I don’t think I ever specifically defined these jobs as sales because the people came to me. Usually, customers come to an ice cream shop with the intentions of buying ice cream or another offered dessert. I learned at Brazilian table, though, that people almost never came for the food, at least not at first. What got someone into the store was either a previous customer’s recommendation or the prettiness of the shop from the street. It was my job, then, to portray the arrangement of offers in a way that gave them whatever they were looking for. Or in sales terms, solved their problem. This usually meant asking straight up what they were looking for, something savory or something sweet. This is a strategic line my manager trained me in. It answered quickly whether they were looking for a little dessert or a snack or a meal. It also opened the door for me to make a favorable recommendation. I see the additional genius behind this question because it is careful not to shut the door on any unarticulated desires. Someone could be coming in just wanting to see what sorts of coffees we had, but once they see the window of cakes and hear me pitch them, they might remember how big of a sweet tooth they have.

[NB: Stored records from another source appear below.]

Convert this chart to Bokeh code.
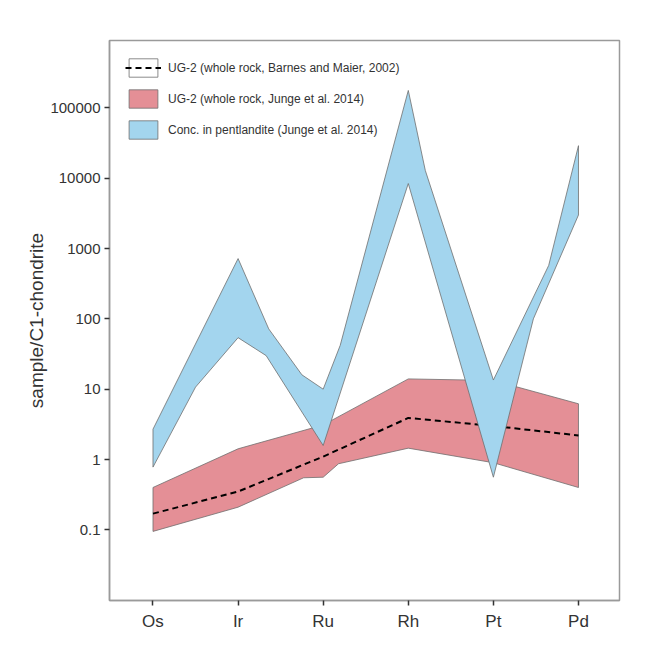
from bokeh.plotting import figure
from bokeh.models import Range1d, FixedTicker, Legend, LegendItem
from bokeh.embed import file_html
from bokeh.resources import INLINE

elements = ["Os", "Ir", "Ru", "Rh", "Pt", "Pd"]
y_ticks = [0.1, 1, 10, 100, 1000, 10000, 100000]
y_tick_labels = ["0.1", "1", "10", "100", "1000", "10000", "100000"]

# Conc. in pentlandite (Junge et al. 2014): upper and lower envelope
pn_upper_x = [0, 1, 1.36, 1.75, 2, 2.2, 3, 3.2, 4, 4.65, 5]
pn_upper_y = [2.7, 720, 72, 16, 10, 42, 177000, 12900, 13.5, 575, 29000]
pn_lower_x = [0, 0.5, 1, 1.33, 2, 3, 4, 4.47, 5]
pn_lower_y = [0.78, 10.7, 54, 30, 1.58, 8400, 0.56, 100, 3000]

# UG-2 whole rock (Junge et al. 2014): upper and lower envelope
wr_upper_x = [0, 1, 2, 3, 4, 5]
wr_upper_y = [0.40, 1.42, 3.1, 14, 13.3, 6.2]
wr_lower_x = [0, 1, 1.77, 2, 2.18, 3, 4, 5]
wr_lower_y = [0.095, 0.21, 0.55, 0.56, 0.87, 1.45, 0.9, 0.40]

# UG-2 whole rock (Barnes and Maier, 2002)
bm_x = [0, 1, 2, 3, 4, 5]
bm_y = [0.17, 0.35, 1.1, 3.9, 3.0, 2.2]

FONT = "Liberation Sans"
TXT = "#333333"
FRAME = "#9a9a9a"
BLUE = "#a3d5ee"
PINK = "#e48f96"
EDGE = "#6e6e6e"

p = figure(width=645, height=666, output_backend="svg", toolbar_location=None,
           y_axis_type="log",
           x_range=Range1d(-0.511, 5.482), y_range=Range1d(0.00989, 908000),
           min_border_left=109, min_border_right=26, min_border_top=40,
           min_border_bottom=66)
p.grid.visible = False
p.outline_line_color = FRAME
p.outline_line_width = 1.5
p.background_fill_color = "white"
p.border_fill_color = "white"
# thin page border around the whole figure (CSS outline, does not affect layout)
p.styles = {"outline": "1.5px solid #b0b0b0", "outline-offset": "-5px"}

wr_x = wr_upper_x + wr_lower_x[::-1]
wr_y = wr_upper_y + wr_lower_y[::-1]
pink = p.patch(wr_x, wr_y, fill_color=PINK, line_color=EDGE, line_width=0.8)

bm = p.line(bm_x, bm_y, line_color="black", line_width=2, line_dash="6 4")

pn_x = pn_upper_x + pn_lower_x[::-1]
pn_y = pn_upper_y + pn_lower_y[::-1]
blue = p.patch(pn_x, pn_y, fill_color=BLUE, line_color=EDGE, line_width=0.8)

# legend-only swatch frame for the dashed-line entry (no drawable data)
nan = float("nan")
box = p.patch([nan], [nan], fill_color="white", line_color=EDGE, line_width=0.8)

legend = Legend(items=[
    LegendItem(label="UG-2 (whole rock, Barnes and Maier, 2002)", renderers=[box, bm]),
    LegendItem(label="UG-2 (whole rock, Junge et al. 2014)", renderers=[pink]),
    LegendItem(label="Conc. in pentlandite (Junge et al. 2014)", renderers=[blue]),
], location="top_left")
legend.margin = 5
legend.padding = 11
legend.spacing = 8
legend.glyph_width = 36
legend.glyph_height = 23
legend.label_height = 23
legend.label_standoff = 7
legend.label_text_font = FONT
legend.label_text_font_size = "12px"
legend.label_text_color = TXT
legend.background_fill_alpha = 0
legend.border_line_alpha = 0
p.add_layout(legend)

xa = p.xaxis[0]
xa.ticker = FixedTicker(ticks=list(range(len(elements))))
xa.major_label_overrides = {i: e for i, e in enumerate(elements)}
ya = p.yaxis[0]
ya.ticker = FixedTicker(ticks=y_ticks)
ya.major_label_overrides = {t: l for t, l in zip(y_ticks, y_tick_labels)}
ya.axis_label = "sample/C1-chondrite"
ya.axis_label_text_font = FONT
ya.axis_label_text_font_size = "19px"
ya.axis_label_text_font_style = "normal"
ya.axis_label_text_color = TXT
ya.axis_label_standoff = 0

for ax, fs in ((xa, "17px"), (ya, "15px")):
    ax.axis_line_color = FRAME
    ax.axis_line_width = 1.5
    ax.major_tick_line_color = TXT
    ax.major_tick_line_width = 1.5
    ax.major_tick_out = 5
    ax.major_tick_in = 0
    ax.minor_tick_line_color = None
    ax.major_label_text_font = FONT
    ax.major_label_text_font_size = fs
    ax.major_label_text_color = TXT
xa.major_label_standoff = 6
ya.major_label_standoff = 4

open("out.html", "w").write(file_html(p, INLINE))
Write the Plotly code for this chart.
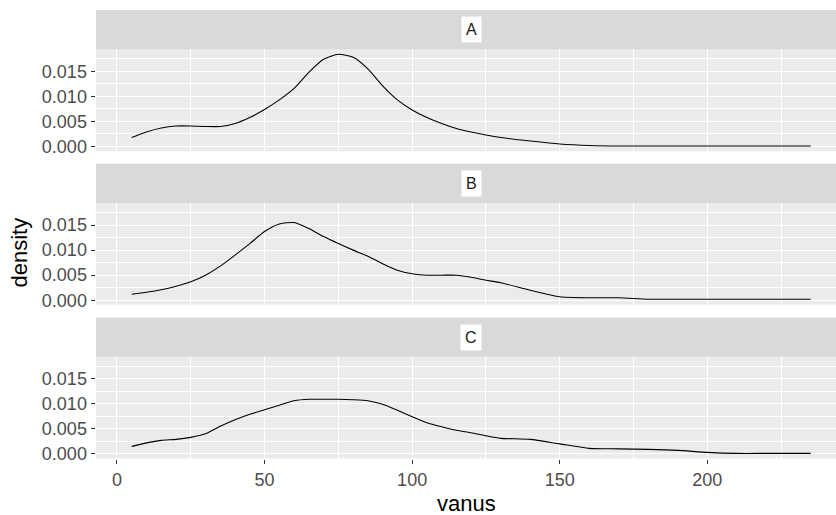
import plotly.graph_objects as go

# ---- data ----
vanus = [5, 10, 15, 20, 25, 30, 35, 40, 45, 50, 55, 60, 65, 70, 75, 80, 85, 90, 95, 100,
         105, 110, 115, 120, 125, 130, 140, 150, 160, 170, 180, 190, 200, 210, 220, 235]
density_A = [0.0018, 0.0029, 0.0037, 0.0041, 0.0041, 0.0040, 0.0040, 0.0046, 0.0058, 0.0074,
             0.0093, 0.0116, 0.0148, 0.0174, 0.0184, 0.0178, 0.0155, 0.0121, 0.0093, 0.0073,
             0.0058, 0.0046, 0.0036, 0.0029, 0.0023, 0.0018, 0.0011, 0.0005, 0.0002, 0.0001,
             0.0001, 0.0001, 0.0001, 0.0001, 0.0001, 0.0001]
density_B = [0.0012, 0.0016, 0.0021, 0.0028, 0.0037, 0.0050, 0.0068, 0.0090, 0.0113, 0.0137,
             0.0152, 0.0155, 0.0143, 0.0127, 0.0113, 0.0100, 0.0088, 0.0073, 0.0060, 0.0053,
             0.0050, 0.0050, 0.0050, 0.0046, 0.0040, 0.0035, 0.0020, 0.0007, 0.0005, 0.0005,
             0.0002, 0.0002, 0.0002, 0.0002, 0.0002, 0.0002]
density_C = [0.0015, 0.0022, 0.0027, 0.0029, 0.0033, 0.0040, 0.0055, 0.0068, 0.0079, 0.0088,
             0.0097, 0.0106, 0.0109, 0.0109, 0.0109, 0.0108, 0.0106, 0.0099, 0.0087, 0.0074,
             0.0062, 0.0054, 0.0047, 0.0042, 0.0036, 0.0031, 0.0029, 0.0020, 0.0011, 0.0010,
             0.0009, 0.0007, 0.0003, 0.0001, 0.0001, 0.0001]
panels = ["A", "B", "C"]
series = [density_A, density_B, density_C]
x_ticks = [0, 50, 100, 150, 200]
y_ticks = [0.000, 0.005, 0.010, 0.015]

W, H = 836, 515
YS = 1.014  # vertical correction factor
left_px, right_px = 96, 836
# (strip_top, strip_bottom/panel_top, panel_bottom) in pixels
rows_px = [(10, 49.3, 150.8), (163.4, 202.7, 304.2), (316.8, 356.0, 457.5)]

def py(p):
    return max(0.0, min(1.0, 1 - p * YS / H))

fig = go.Figure()
FONT = "Liberation Sans, Arial, sans-serif"
shapes = []
annotations = []
for i, (name, dens) in enumerate(zip(panels, series)):
    k = "" if i == 0 else str(i + 1)
    st, pt, pb = rows_px[i]
    fig.add_trace(go.Scatter(x=vanus, y=dens, mode="lines",
                             line=dict(color="black", width=1.1, shape="spline", smoothing=0.6),
                             xaxis="x" + k, yaxis="y" + k, showlegend=False, hoverinfo="skip"))
    last = i == 2
    fig.update_layout(**{
        "xaxis" + k: dict(domain=[left_px / W, right_px / W], range=[-7.1, 243.6], anchor="y" + k,
                          tickvals=x_ticks, showticklabels=last, ticks="outside" if last else "",
                          ticklen=4.5, tickwidth=1.1, tickcolor="#333333",
                          tickfont=dict(family=FONT, size=18, color="#4D4D4D"),
                          showgrid=True, gridcolor="white", gridwidth=1.3, zeroline=False, showline=False,
                          minor=dict(dtick=25, tick0=0, showgrid=True, gridcolor="white", gridwidth=0.6),
                          fixedrange=True),
        "yaxis" + k: dict(domain=[py(pb), py(pt)], range=[-0.00092, 0.01937], anchor="x" + k,
                          tickvals=y_ticks, tickformat=".3f", ticks="outside", ticklen=4.5, tickwidth=1.1,
                          tickcolor="#333333", tickfont=dict(family=FONT, size=18, color="#4D4D4D"),
                          showgrid=True, gridcolor="white", gridwidth=1.3, zeroline=False, showline=False,
                          minor=dict(dtick=0.0025, tick0=0, showgrid=True, gridcolor="white", gridwidth=0.6),
                          fixedrange=True),
    })
    shapes.append(dict(type="rect", xref="paper", yref="paper", x0=left_px / W, x1=right_px / W,
                       y0=py(pb), y1=py(pt), fillcolor="#EBEBEB", line=dict(width=0), layer="below"))
    shapes.append(dict(type="rect", xref="paper", yref="paper", x0=left_px / W, x1=right_px / W,
                       y0=py(pt), y1=py(st), fillcolor="#D9D9D9", line=dict(width=0), layer="below"))
    annotations.append(dict(text=name, xref="paper", yref="paper", x=(left_px + 375) / W, y=py((st + pt) / 2),
                            showarrow=False, font=dict(family=FONT, size=16, color="#1A1A1A"),
                            bgcolor="white", borderpad=4, xanchor="center", yanchor="middle"))

annotations.append(dict(text="density", xref="paper", yref="paper", x=20 / W, y=py(252), textangle=-90,
                        showarrow=False, font=dict(family=FONT, size=22, color="black"),
                        xanchor="center", yanchor="middle"))
annotations.append(dict(text="vanus", xref="paper", yref="paper", x=466 / W, y=py(502),
                        showarrow=False, font=dict(family=FONT, size=22, color="black"),
                        xanchor="center", yanchor="middle"))

fig.update_layout(width=W, height=H, margin=dict(l=0, r=0, t=0, b=0), paper_bgcolor="white",
                  plot_bgcolor="rgba(0,0,0,0)", shapes=shapes, annotations=annotations)
fig.write_html("out.html")
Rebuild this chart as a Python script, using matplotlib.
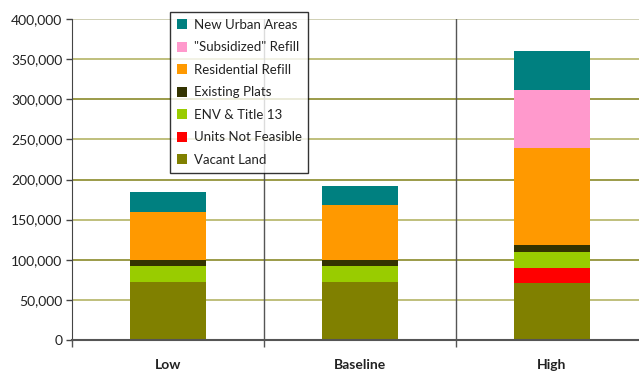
import matplotlib
matplotlib.use("Agg")
import matplotlib.pyplot as plt
from matplotlib.patches import Patch
import numpy as np

categories = ["Low", "Baseline", "High"]
series_names = ["Vacant Land", "Units Not Feasible", "ENV & Title 13", "Existing Plats",
                "Residential Refill", "\"Subsidized\" Refill", "New Urban Areas"]
vacant_land = [72500, 72500, 71000]
units_not_feasible = [0, 0, 19000]
env_title13 = [20000, 20000, 20000]
existing_plats = [7500, 7500, 9000]
residential_refill = [60000, 68500, 120000]
subsidized_refill = [0, 0, 72500]
new_urban_areas = [25000, 24000, 48500]
series_colors = ["#808000", "#FF0000", "#99CC00", "#333300", "#FF9900", "#FF99CC", "#008080"]
y_ticks = [0, 50000, 100000, 150000, 200000, 250000, 300000, 350000, 400000]

values = [vacant_land, units_not_feasible, env_title13, existing_plats,
          residential_refill, subsidized_refill, new_urban_areas]

plt.rcParams['font.family'] = ['Lato', 'DejaVu Sans']

fig = plt.figure(figsize=(6.39, 3.71), dpi=100)
ax = fig.add_axes([72/639, 1-340/371, 576/639, 321/371])

x = np.arange(len(categories))
bottom = np.zeros(len(categories))
for name, vals, col in zip(series_names, values, series_colors):
    ax.bar(x, vals, width=0.4, bottom=bottom, color=col, zorder=3, linewidth=0)
    bottom += np.array(vals)

# gridlines
for v in y_ticks[1:]:
    if v % 100000 == 0:
        c = "#8a8a2a" if v < 400000 else "#c8c8a8"
    else:
        c = "#b4b466"
    ax.axhline(v, color=c, lw=1.2, zorder=1)

for xv in [0.5, 1.5]:
    ax.axvline(xv, color="#555555", lw=1, zorder=2)

ax.set_xlim(-0.5, 2.5)
ax.set_ylim(0, 400000)
ax.set_yticks(y_ticks)
ax.set_yticklabels([f"{v:,}" for v in y_ticks], fontsize=10, color="#222222")
ax.tick_params(axis='y', length=4, width=1, color="#444444", direction='out', pad=3)

ax.set_xticks([-0.5, 0.5, 1.5, 2.5])
ax.set_xticklabels([])
ax.tick_params(axis='x', which='major', length=5, width=1, color="#555555", direction='out')
ax.set_xticks(x, minor=True)
ax.set_xticklabels(categories, minor=True, fontsize=10, fontweight='bold', color="#222222")
ax.tick_params(axis='x', which='minor', length=0, pad=14)

for s in ["top", "right"]:
    ax.spines[s].set_visible(False)
ax.spines["left"].set_color("#444444")
ax.spines["bottom"].set_color("#555555")
ax.spines["bottom"].set_linewidth(1.5)
ax.spines["left"].set_zorder(4)
ax.spines["bottom"].set_zorder(4)

handles = [Patch(facecolor=c, edgecolor='none', label=n)
           for n, c in zip(series_names, series_colors)][::-1]
leg = fig.legend(handles=handles, loc='upper left',
                 bbox_to_anchor=(170/639, 1-12/371), bbox_transform=fig.transFigure,
                 fontsize=9.5, frameon=True, fancybox=False, edgecolor='black',
                 handlelength=0.8, handleheight=0.8, handletextpad=0.5,
                 labelspacing=0.8, borderpad=0.5, borderaxespad=0)
leg.get_frame().set_linewidth(1)
for t in leg.get_texts():
    t.set_color("#222222")

fig.savefig("out.png", dpi=100)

I learned the art of reading people in this role. Listening to a customer had to be the most important thing I did so that I could well define and then meet their need. Never before this class had I really articulated my jobs as sales. Defining sales, though, made me realize that I have been doing them for a long time.
The reflective work you’ve done shows me I need to do some more reflecting of my own. I wouldn’t have thought of the fact that people don’t always come into a restaurant, or any business for that matter, knowing exactly what they want. Figuring out why they came is just as important as getting them to show up in the first place. Thank you for this insight.